A Father's Day Tribute to an Akhilleus of the Theropods
On this Father's Day, let us pay tribute to one of our local fathers: the Tom Turkey in the blackberry patch 100 yards north. He is a successful father: five hens and forty hatched chicks this year. But the chicks are now down to twenty: snakes, hawks, raccoons, coyotes, cats, dogs, cougars, Acura RSs, Cadillac Escalades.
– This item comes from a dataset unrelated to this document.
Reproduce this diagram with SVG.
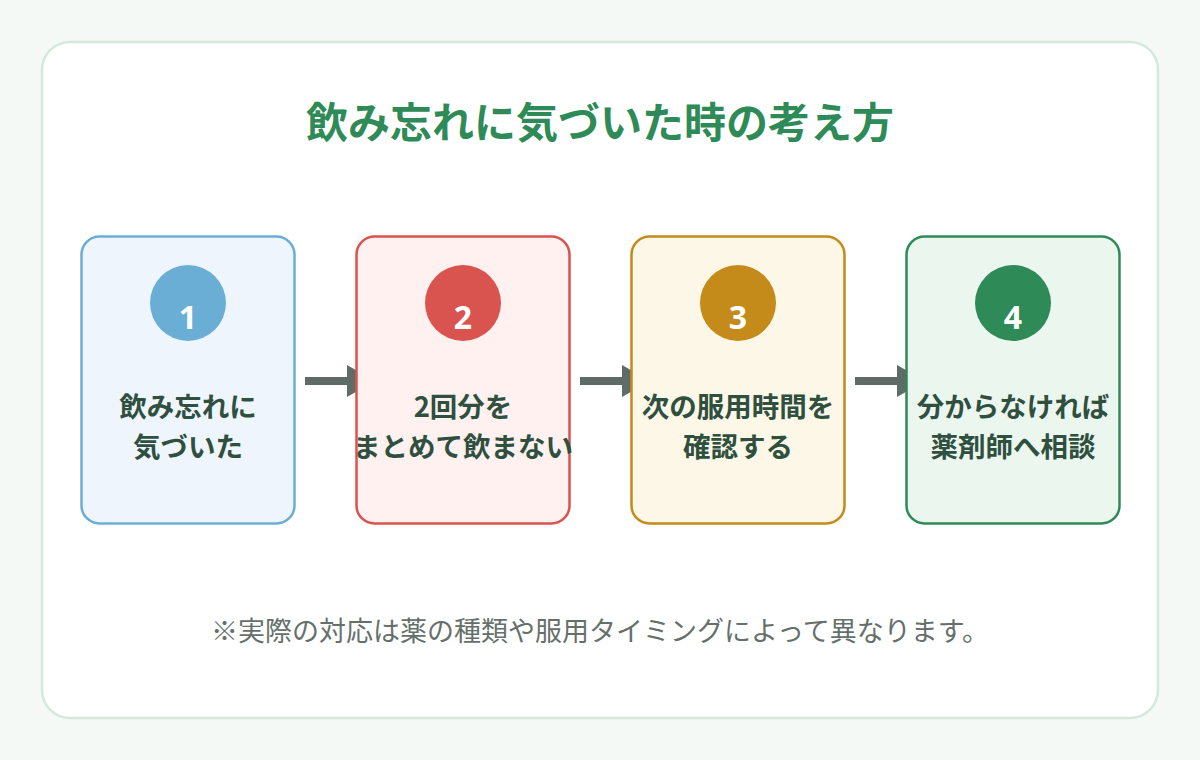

He is doing his best. He has his feathers fully fluffed out and his tail fanned 24/7, as he stands guard, trying to convince all the snakes, hawks, raccoons, coyotes, cats, dogs, cougars, Acura RSs, Cadillac Escalades that come by that he is a ferocious 40-pound beaked-and-taloned killing machine rather than a 10-pound bird with hollow bones. He bluffs manfully... fowlfully... whatever. But he cannot be everywhere. And when the wind comes whipping up the canyon the fact that most of his apparent volume is fluffed-up feathers means that he behaves less like a well-muscled carnivore and more like a parasail: to watch him display and threaten and then get blown helplessly across the road by a gust is very funny, in a sick way.
Nevertheless, he tries to bluff every snake, hawk, raccoon, coyote, cat, dog, cougar, Acura RS, Cadillac Escalade that comes by in order to keep them away from the chicks. Sooner or later, however, his bluff will fail, and he will become the dinee. This will give extra time for the chicks to escape.
He is a veritable Akhilleus of the theropods.